Everything from the line containing "Generate a LaTeX" through the line containing "(gov.south -| uc);" must be written out exactly, and nothing more; leave any pictures out.

A run of records:
[start]

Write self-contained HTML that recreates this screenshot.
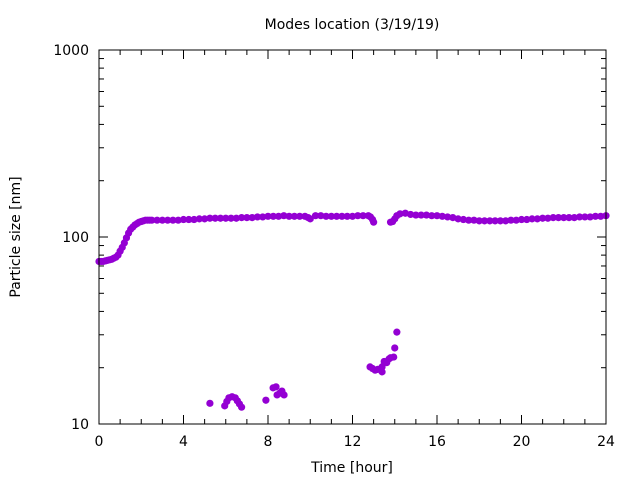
<!DOCTYPE html>
<html><head><meta charset="utf-8">
<style>
body{margin:0;background:#fff;overflow:hidden;}
svg{display:block;font-family:"DejaVu Sans","Liberation Sans",sans-serif;}
</style></head>
<body>
<svg id="chart" width="640" height="480">
<rect x="0" y="0" width="640" height="480" fill="#fff"/>
<text x="352" y="29" text-anchor="middle" font-size="14">Modes location (3/19/19)</text>
<text x="352" y="472" text-anchor="middle" font-size="14">Time [hour]</text>
<text transform="translate(20,237) rotate(-90)" text-anchor="middle" font-size="14">Particle size [nm]</text>
<g id="axes"></g>
<g id="marks"></g>
<rect x="99" y="50" width="507" height="374" fill="none" stroke="#000" stroke-width="1"/>
</svg>
<script>
const xTicks=[0,4,8,12,16,20,24];
const yTicks=[10,100,1000];
const mainTimes=[0,0.1,0.2,0.3,0.4,0.5,0.6,0.7,0.8,0.9,1.0,1.1,1.2,1.3,1.4,1.5,1.6,1.7,1.8,1.9,2.0,2.1,2.2,2.3,2.4,2.5,
2.75,3,3.25,3.5,3.75,4,4.25,4.5,4.75,5,5.25,5.5,5.75,6,6.25,6.5,6.75,7,7.25,7.5,7.75,8,8.25,8.5,8.75,9,9.25,9.5,9.75,9.9,10.0,
10.25,10.5,10.75,11,11.25,11.5,11.75,12,12.25,12.5,12.75,12.85,12.95,13.0,
13.8,13.9,14.0,14.1,14.25,14.5,14.75,
15,15.25,15.5,15.75,16,16.25,16.5,16.75,17,17.25,17.5,17.75,18,18.25,18.5,18.75,19,19.25,19.5,19.75,20,20.25,20.5,20.75,21,21.25,21.5,21.75,22,22.25,22.5,22.75,23,23.25,23.5,23.75,24];
const mainSizes=[74,74,74,74.5,75,75.5,76,77,78,80,84,88,93,99,105,110,113,116,118,120,121,122,123,123,123,123,
123,123,123,123,123,124,124,124,125,125,126,126,126,126,126,126,127,127,127,128,128,129,129,129,130,129,129,129,129,127,125,
130,130,129,129,129,129,129,129,130,130,130,128,124,120,
120,121,125,130,133,134,132,
131,131,131,130,130,129,128,127,125,124,123,123,122,122,122,122,122,122,123,123,124,124,125,125,126,126,127,127,127,127,127,128,128,128,129,129,130];
const smallTimes=[5.25,5.95,6.05,6.15,6.3,6.45,6.55,6.65,6.75,7.9,8.24,8.38,8.43,8.55,8.66,8.76,12.83,12.95,13.07,13.2,13.4,13.4,13.5,13.62,13.73,13.8,13.95,14.0,14.1];
const smallSizes=[12.9,12.5,13.2,13.8,14.0,13.8,13.3,12.8,12.3,13.4,15.6,15.8,14.3,14.6,15.0,14.3,20.2,19.8,19.4,19.6,20.2,19.0,21.6,21.3,22.3,22.6,22.8,25.5,31];

const X0=99,X1=606,Y0=424,Y1=50;
function xs(t){return X0+(t/24)*(X1-X0);}
function ys(v){return Y0-(Math.log10(v)-1)/2*(Y0-Y1);}
const NS="http://www.w3.org/2000/svg";
const axes=document.getElementById('axes');
const marks=document.getElementById('marks');
function line(g,x1,y1,x2,y2){const l=document.createElementNS(NS,'line');l.setAttribute('x1',x1);l.setAttribute('y1',y1);l.setAttribute('x2',x2);l.setAttribute('y2',y2);l.setAttribute('stroke','#000');l.setAttribute('stroke-width','1');g.appendChild(l);return l;}
for(let h=0;h<=24;h++){
  const x=xs(h), len=(h%4===0)?9:5;
  const a=line(axes,x,Y0,x,Y0-len);
  
  
  const b=line(axes,x,Y1,x,Y1+len);
  
  
}
xTicks.forEach(t=>{
  const tx=document.createElementNS(NS,'text');
  tx.setAttribute('x',xs(t));tx.setAttribute('y',446);tx.setAttribute('text-anchor','middle');tx.setAttribute('font-size','14');
  tx.textContent=t;
  
  
  axes.appendChild(tx);
});
[10,100].forEach(dec=>{
  for(let m=2;m<=9;m++){
    const y=ys(dec*m);
    const a=line(axes,X0,y,X0+5,y);
    
    
    const b=line(axes,X1,y,X1-5,y);
    
    
  }
});
yTicks.forEach(v=>{
  const y=ys(v);
  const a=line(axes,X0,y,X0+9,y);
  
  
  const b=line(axes,X1,y,X1-9,y);
  
  
  const tx=document.createElementNS(NS,'text');
  tx.setAttribute('x',89);tx.setAttribute('y',y+5);tx.setAttribute('text-anchor','end');tx.setAttribute('font-size','14');
  tx.textContent=v;
  
  
  axes.appendChild(tx);
});
function dot(t,v,name){
  const c=document.createElementNS(NS,'circle');
  c.setAttribute('cx',xs(t));c.setAttribute('cy',ys(v));c.setAttribute('r',3.6);c.setAttribute('fill','#9400d3');
  
  
  marks.appendChild(c);
}
mainTimes.forEach((t,i)=>dot(t,mainSizes[i],'main-mode-point'));
smallTimes.forEach((t,i)=>dot(t,smallSizes[i],'small-mode-point'));
</script>
</body></html>
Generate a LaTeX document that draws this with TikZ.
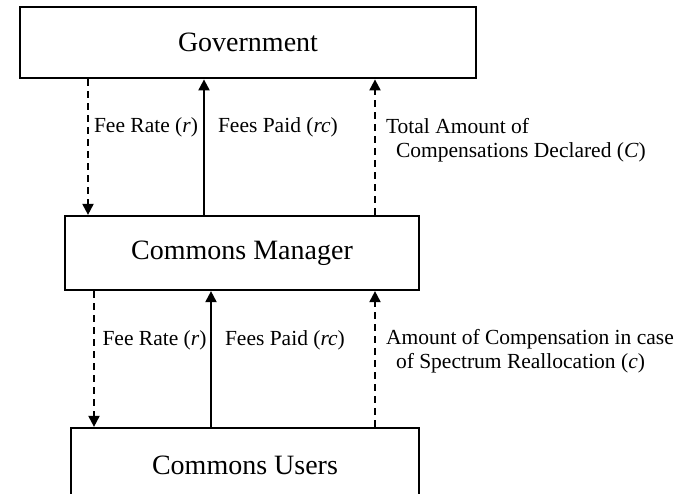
\documentclass[tikz,border=0pt]{standalone}
\usepackage{fontspec}
\setmainfont{Liberation Serif}
\usetikzlibrary{arrows.meta}

\begin{document}
\begin{tikzpicture}[
    x=1pt, y=-1pt,
    box/.style={rectangle, draw, line width=2.2pt, minimum width=348pt, minimum height=74pt, inner sep=0pt, font=\fontsize{28}{32}\selectfont},
    arrow/.style={-{Triangle[width=11pt,length=11pt]}, line width=2pt},
    dasharrow/.style={arrow, dash pattern=on 7pt off 5pt},
    lbl/.style={anchor=west, align=left, inner sep=0pt, font=\fontsize{21.5}{24}\selectfont}
]
\useasboundingbox (0,0) rectangle (686,494);
\clip (0,0) rectangle (686,494);

% Boxes
\node[box, line width=2.8pt, minimum width=456pt, minimum height=71pt] (gov) at (248,42.5) {Government};
\node[box, minimum width=354pt] (mgr) at (242,253) {Commons Manager};
\node[box] (users) at (245,465) {Commons Users};

% x positions of the connectors
\coordinate (ua) at (88,0);
\coordinate (ub) at (204,0);
\coordinate (uc) at (375,0);
\coordinate (la) at (94,0);
\coordinate (lb) at (211,0);
\coordinate (lc) at (375,0);

% Government -- Commons Manager
\draw[dasharrow] (gov.south -| ua) -- node[lbl, pos=0.355, xshift=5pt] {Fee Rate (\textit{r})} (mgr.north -| ua);
\draw[arrow] (mgr.north -| ub) -- node[lbl, pos=0.645, xshift=13pt] {Fees Paid (\textit{rc})} (gov.south -| ub);
\draw[dasharrow] (mgr.north -| uc) -- node[lbl, pos=0.554, xshift=10pt] {Total Amount of\\\hspace*{10pt}Compensations Declared (\textit{C})} (gov.south -| uc);

% Commons Manager -- Commons Users
\draw[dasharrow] (mgr.south -| la) -- node[lbl, pos=0.36, xshift=7.5pt] {Fee Rate (\textit{r})} (users.north -| la);
\draw[arrow] (users.north -| lb) -- node[lbl, pos=0.64, xshift=13pt] {Fees Paid (\textit{rc})} (mgr.south -| lb);
\draw[dasharrow] (users.north -| lc) -- node[lbl, pos=0.558, xshift=10pt] {Amount of Compensation in case\\\hspace*{10pt}of Spectrum Reallocation (\textit{c})} (mgr.south -| lc);
\end{tikzpicture}
\end{document}
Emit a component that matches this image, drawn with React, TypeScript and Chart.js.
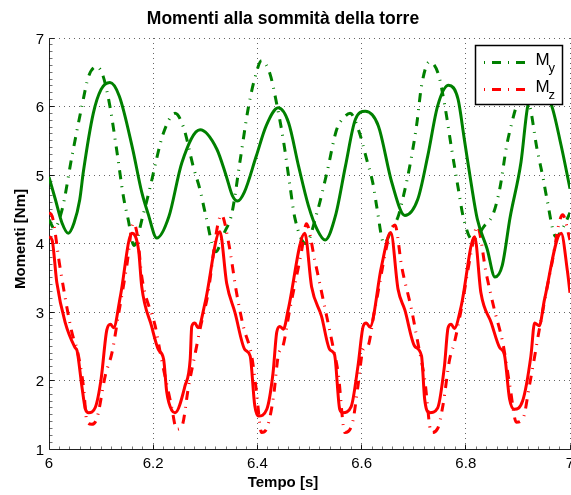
import { useEffect, useRef } from "react";
import { Chart, registerables } from "chart.js";

Chart.register(...registerables);

const GREEN = "#008000";
const RED = "#ff0000";

// [tempo (s), momento (Nm)]
const MY_SOLID: [number, number][] = [
  [6.0, 4.97], [6.012, 4.65], [6.025, 4.3], [6.037, 4.15], [6.048, 4.3], [6.059, 4.64],
  [6.066, 5.05], [6.085, 5.9], [6.1, 6.25], [6.117, 6.35], [6.135, 6.15], [6.16, 5.4],
  [6.178, 4.75], [6.19, 4.44], [6.207, 4.08], [6.23, 4.39], [6.255, 5.18], [6.29, 5.66],
  [6.322, 5.38], [6.34, 4.99], [6.352, 4.7], [6.362, 4.62], [6.375, 4.75], [6.398, 5.28],
  [6.417, 5.72], [6.44, 5.98], [6.46, 5.76], [6.479, 5.13], [6.498, 4.55], [6.515, 4.2],
  [6.53, 4.05], [6.55, 4.41], [6.569, 5.13], [6.588, 5.81], [6.607, 5.93], [6.632, 5.72],
  [6.658, 4.89], [6.683, 4.41], [6.708, 4.65], [6.727, 5.28], [6.746, 6.01], [6.767, 6.31],
  [6.785, 6.11], [6.797, 5.53], [6.81, 4.89], [6.822, 4.36], [6.841, 3.92], [6.856, 3.51],
  [6.87, 3.68], [6.885, 4.38], [6.906, 5.19], [6.919, 6.01], [6.94, 6.25], [6.964, 6.03],
  [6.983, 5.43], [7.0, 4.8],
];

const MY_DASH: [number, number][] = [
  [6.0, 4.35], [6.01, 4.22], [6.025, 4.49], [6.044, 5.27], [6.063, 6.0], [6.076, 6.44],
  [6.092, 6.58], [6.104, 6.44], [6.117, 6.0], [6.13, 5.36], [6.143, 4.68], [6.152, 4.35],
  [6.163, 3.97], [6.18, 4.4], [6.195, 4.85], [6.206, 5.22], [6.219, 5.6], [6.242, 5.9],
  [6.258, 5.7], [6.277, 5.12], [6.29, 4.78], [6.3, 4.44], [6.32, 3.88], [6.336, 4.15],
  [6.351, 4.44], [6.367, 5.22], [6.383, 6.0], [6.396, 6.44], [6.408, 6.67], [6.424, 6.48],
  [6.437, 6.04], [6.45, 5.5], [6.462, 4.87], [6.472, 4.37], [6.493, 4.0], [6.514, 4.44],
  [6.533, 5.02], [6.552, 5.66], [6.565, 5.83], [6.578, 5.9], [6.594, 5.66], [6.61, 5.22],
  [6.623, 4.83], [6.629, 4.54], [6.643, 4.0], [6.66, 4.25], [6.67, 4.39], [6.682, 4.75],
  [6.693, 5.15], [6.706, 5.75], [6.715, 6.3], [6.73, 6.65], [6.747, 6.48], [6.76, 6.0],
  [6.773, 5.37], [6.786, 4.78], [6.795, 4.39], [6.813, 4.05], [6.835, 4.25], [6.853, 4.44],
  [6.866, 4.83], [6.878, 5.41], [6.888, 5.75], [6.898, 6.02], [6.91, 6.15], [6.923, 6.0],
  [6.936, 5.41], [6.949, 4.93], [6.955, 4.68], [6.973, 4.1], [6.988, 4.25], [7.0, 4.45],
];

const MZ_SOLID: [number, number][] = [
  [6.0, 4.1], [6.006, 4.05], [6.015, 3.43], [6.031, 2.85], [6.05, 2.48], [6.054, 2.43],
  [6.063, 1.92], [6.07, 1.58], [6.076, 1.53], [6.089, 1.61], [6.1, 2.02], [6.111, 2.74],
  [6.118, 2.82], [6.124, 2.77], [6.137, 3.23], [6.159, 4.15], [6.172, 3.9], [6.178, 3.37],
  [6.197, 2.79], [6.21, 2.45], [6.22, 2.31], [6.226, 1.83], [6.236, 1.56], [6.242, 1.53],
  [6.261, 1.92], [6.271, 2.31], [6.274, 2.79], [6.28, 2.84], [6.286, 2.77], [6.3, 3.15],
  [6.328, 4.17], [6.341, 3.42], [6.357, 2.99], [6.376, 2.45], [6.386, 2.36], [6.395, 1.63],
  [6.402, 1.48], [6.418, 1.58], [6.43, 2.11], [6.437, 2.7], [6.443, 2.79], [6.45, 2.75],
  [6.459, 3.03], [6.491, 4.15], [6.504, 3.37], [6.523, 2.94], [6.539, 2.45], [6.548, 2.38],
  [6.558, 1.58], [6.564, 1.53], [6.58, 1.62], [6.593, 2.21], [6.603, 2.79], [6.609, 2.84],
  [6.616, 2.78], [6.638, 3.66], [6.656, 4.16], [6.67, 3.33], [6.683, 3.03], [6.702, 2.5],
  [6.715, 2.36], [6.721, 1.73], [6.73, 1.53], [6.746, 1.6], [6.759, 2.21], [6.766, 2.77],
  [6.772, 2.82], [6.778, 2.76], [6.791, 3.08], [6.817, 4.1], [6.829, 3.28], [6.849, 2.84],
  [6.865, 2.48], [6.874, 2.38], [6.884, 1.73], [6.893, 1.58], [6.909, 1.7], [6.925, 2.36],
  [6.932, 2.84], [6.941, 2.8], [6.951, 3.18], [6.983, 4.15], [6.995, 3.6], [7.0, 3.28],
];

const MZ_DASH: [number, number][] = [
  [6.0, 4.45], [6.006, 4.4], [6.021, 3.66], [6.044, 2.7], [6.054, 2.45], [6.066, 1.92],
  [6.073, 1.39], [6.082, 1.36], [6.092, 1.45], [6.108, 2.07], [6.121, 2.41], [6.134, 2.99],
  [6.149, 3.66], [6.162, 4.3], [6.17, 4.1], [6.178, 3.52], [6.204, 2.79], [6.216, 2.31],
  [6.235, 1.63], [6.245, 1.29], [6.255, 1.33], [6.268, 1.92], [6.281, 2.41], [6.291, 2.79],
  [6.303, 3.18], [6.331, 4.42], [6.345, 4.0], [6.36, 3.28], [6.373, 2.79], [6.389, 2.36],
  [6.398, 1.85], [6.408, 1.24], [6.418, 1.3], [6.431, 1.77], [6.44, 2.36], [6.449, 2.5],
  [6.462, 3.03], [6.485, 3.9], [6.494, 4.29], [6.51, 3.76], [6.529, 3.08], [6.545, 2.5],
  [6.555, 2.11], [6.568, 1.24], [6.583, 1.4], [6.593, 1.92], [6.603, 2.45], [6.612, 2.5],
  [6.625, 3.03], [6.664, 4.27], [6.677, 3.66], [6.696, 3.03], [6.708, 2.55], [6.721, 2.02],
  [6.734, 1.24], [6.746, 1.3], [6.756, 1.63], [6.769, 2.31], [6.778, 2.55], [6.791, 3.03],
  [6.81, 3.86], [6.822, 4.25], [6.839, 3.57], [6.855, 3.03], [6.871, 2.55], [6.885, 1.9],
  [6.897, 1.39], [6.91, 1.45], [6.922, 1.92], [6.931, 2.3], [6.941, 2.74], [6.964, 3.66],
  [6.986, 4.42], [7.0, 4.05],
];

const X_MIN = 6;
const X_MAX = 7;
const Y_MIN = 1;
const Y_MAX = 7;
const X_TICKS = [6, 6.2, 6.4, 6.6, 6.8, 7];
const X_TICK_LABELS = ["6", "6.2", "6.4", "6.6", "6.8", "7"];
const Y_TICKS = [1, 2, 3, 4, 5, 6, 7];
const Y_TICK_LABELS = ["1", "2", "3", "4", "5", "6", "7"];
const X_MINOR_STEP = 0.02;
const Y_MINOR_STEP = 0.1;

const TITLE = "Momenti alla sommità della torre";
const X_TITLE = "Tempo [s]";
const Y_TITLE = "Momenti [Nm]";
const LEGEND_ITEMS = [
  { main: "M", sub: "y", color: GREEN },
  { main: "M", sub: "z", color: RED },
];

const FONT = "'Liberation Sans', Arial, Helvetica, sans-serif";
const DASH_DOT = [9, 7, 1, 7];

const px = (v: number) => Math.floor(v) + 0.5;

const matlabPlugin = {
  id: "matlabAxes",
  beforeDatasetsDraw(chart: any) {
    const { ctx, chartArea: a, scales } = chart;
    const xs = scales.x;
    const ys = scales.y;
    ctx.save();
    // dotted grid
    ctx.strokeStyle = "rgba(0,0,0,0.6)";
    ctx.lineWidth = 1;
    ctx.setLineDash([1, 4]);
    ctx.beginPath();
    for (const v of Y_TICKS) {
      if (v === Y_MIN) continue;
      const p = px(ys.getPixelForValue(v));
      ctx.moveTo(a.left, p);
      ctx.lineTo(a.right + 1, p);
    }
    for (const v of X_TICKS) {
      if (v === X_MIN) continue;
      const p = px(xs.getPixelForValue(v));
      ctx.moveTo(p, a.bottom);
      ctx.lineTo(p, a.top);
    }
    ctx.stroke();
    ctx.setLineDash([]);
    // axes
    ctx.strokeStyle = "#222";
    ctx.beginPath();
    const lx = px(a.left);
    const by = px(a.bottom);
    ctx.moveTo(lx, a.top);
    ctx.lineTo(lx, by);
    ctx.lineTo(a.right + 1, by);
    // major ticks
    for (const v of Y_TICKS) {
      const p = px(ys.getPixelForValue(v));
      ctx.moveTo(lx, p);
      ctx.lineTo(lx + 5, p);
    }
    for (const v of X_TICKS) {
      const p = px(xs.getPixelForValue(v));
      ctx.moveTo(p, by);
      ctx.lineTo(p, by - 5);
    }
    ctx.stroke();
    // minor ticks
    ctx.strokeStyle = "rgba(0,0,0,0.55)";
    ctx.beginPath();
    const ny = Math.round((Y_MAX - Y_MIN) / Y_MINOR_STEP);
    for (let i = 1; i < ny; i++) {
      const p = px(ys.getPixelForValue(Y_MIN + i * Y_MINOR_STEP));
      ctx.moveTo(lx, p);
      ctx.lineTo(lx + 3, p);
    }
    const nx = Math.round((X_MAX - X_MIN) / X_MINOR_STEP);
    for (let i = 1; i < nx; i++) {
      const p = px(xs.getPixelForValue(X_MIN + i * X_MINOR_STEP));
      ctx.moveTo(p, by);
      ctx.lineTo(p, by - 3);
    }
    ctx.stroke();
    ctx.restore();
  },
  afterDraw(chart: any) {
    const { ctx, chartArea: a, scales } = chart;
    const xs = scales.x;
    const ys = scales.y;
    ctx.save();
    ctx.fillStyle = "#000";
    // tick labels
    ctx.font = `15px ${FONT}`;
    ctx.textBaseline = "alphabetic";
    ctx.textAlign = "right";
    Y_TICKS.forEach((v, i) => {
      const p = ys.getPixelForValue(v);
      ctx.fillText(Y_TICK_LABELS[i], a.left - 5, p + 5.5);
    });
    ctx.textAlign = "center";
    X_TICKS.forEach((v, i) => {
      const p = xs.getPixelForValue(v);
      ctx.fillText(X_TICK_LABELS[i], p, a.bottom + 19);
    });
    // titles
    ctx.font = `bold 17.5px ${FONT}`;
    ctx.fillText(TITLE, 283, 24);
    ctx.font = `bold 15px ${FONT}`;
    ctx.fillText(X_TITLE, 283, 487);
    ctx.save();
    ctx.translate(25, 239);
    ctx.rotate(-Math.PI / 2);
    ctx.fillText(Y_TITLE, 0, 0);
    ctx.restore();
    // legend
    const bx = 475.5, byy = 45.5, bw = 87, bh = 59;
    ctx.fillStyle = "#fff";
    ctx.fillRect(bx, byy, bw, bh);
    ctx.strokeStyle = "#000";
    ctx.lineWidth = 1.5;
    ctx.strokeRect(bx, byy, bw, bh);
    LEGEND_ITEMS.forEach((it, i) => {
      const ly = 62.5 + i * 27;
      ctx.save();
      ctx.strokeStyle = it.color;
      ctx.lineWidth = 3;
      ctx.lineCap = "butt";
      ctx.setLineDash([1, 7, 9, 7]);
      ctx.beginPath();
      ctx.moveTo(484, ly);
      ctx.lineTo(525, ly);
      ctx.stroke();
      ctx.restore();
      ctx.fillStyle = "#000";
      ctx.textAlign = "left";
      ctx.font = `17px ${FONT}`;
      ctx.fillText(it.main, 535.5, ly + 2);
      ctx.font = `13px ${FONT}`;
      ctx.fillText(it.sub, 548.5, ly + 9);
    });
    ctx.restore();
  },
};

function toPts(arr: [number, number][]) {
  return arr.map(([x, y]) => ({ x, y }));
}

export default function App() {
  const ref = useRef<HTMLCanvasElement | null>(null);
  useEffect(() => {
    if (!ref.current) return;
    const common = {
      pointRadius: 0,
      borderWidth: 3,
      fill: false,
      cubicInterpolationMode: "monotone" as const,
      borderJoinStyle: "round" as const,
    };
    const chart = new Chart(ref.current, {
      type: "line",
      data: {
        datasets: [
          { ...common, label: "Mz solid", data: toPts(MZ_SOLID), borderColor: RED },
          { ...common, label: "My solid", data: toPts(MY_SOLID), borderColor: GREEN },
          { ...common, label: "Mz", data: toPts(MZ_DASH), borderColor: RED, borderDash: DASH_DOT },
          { ...common, label: "My", data: toPts(MY_DASH), borderColor: GREEN, borderDash: DASH_DOT },
        ],
      },
      options: {
        responsive: false,
        animation: false,
        devicePixelRatio: 1,
        layout: { padding: { left: 49, right: 1, top: 38, bottom: 46 } },
        plugins: { legend: { display: false }, tooltip: { enabled: false }, title: { display: false } },
        scales: {
          x: { type: "linear", min: X_MIN, max: X_MAX, display: false },
          y: { type: "linear", min: Y_MIN, max: Y_MAX, display: false },
        },
      },
      plugins: [matlabPlugin],
    });
    return () => chart.destroy();
  }, []);
  return (
    <div style={{ position: "absolute", left: 0, top: 0, width: 571, height: 495, background: "#fff", overflow: "hidden" }}>
      <canvas ref={ref} width={571} height={495} style={{ display: "block" }} />
    </div>
  );
}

[end]

* _SOLUTION FOR THIS TASK_:
Generate a LaTeX document that draws this with TikZ.
\documentclass[tikz,border=0pt]{standalone}
\usepackage{fontspec}
\setmainfont{Liberation Serif}
\usetikzlibrary{arrows.meta}

\begin{document}
\begin{tikzpicture}[
    x=1pt, y=-1pt,
    box/.style={rectangle, draw, line width=2.2pt, minimum width=348pt, minimum height=74pt, inner sep=0pt, font=\fontsize{28}{32}\selectfont},
    arrow/.style={-{Triangle[width=11pt,length=11pt]}, line width=2pt},
    dasharrow/.style={arrow, dash pattern=on 7pt off 5pt},
    lbl/.style={anchor=west, align=left, inner sep=0pt, font=\fontsize{21.5}{24}\selectfont}
]
\useasboundingbox (0,0) rectangle (686,494);
\clip (0,0) rectangle (686,494);

% Boxes
\node[box, line width=2.8pt, minimum width=456pt, minimum height=71pt] (gov) at (248,42.5) {Government};
\node[box, minimum width=354pt] (mgr) at (242,253) {Commons Manager};
\node[box] (users) at (245,465) {Commons Users};

% x positions of the connectors
\coordinate (ua) at (88,0);
\coordinate (ub) at (204,0);
\coordinate (uc) at (375,0);
\coordinate (la) at (94,0);
\coordinate (lb) at (211,0);
\coordinate (lc) at (375,0);

% Government -- Commons Manager
\draw[dasharrow] (gov.south -| ua) -- node[lbl, pos=0.355, xshift=5pt] {Fee Rate (\textit{r})} (mgr.north -| ua);
\draw[arrow] (mgr.north -| ub) -- node[lbl, pos=0.645, xshift=13pt] {Fees Paid (\textit{rc})} (gov.south -| ub);
\draw[dasharrow] (mgr.north -| uc) -- node[lbl, pos=0.554, xshift=10pt] {Total Amount of\\\hspace*{10pt}Compensations Declared (\textit{C})} (gov.south -| uc);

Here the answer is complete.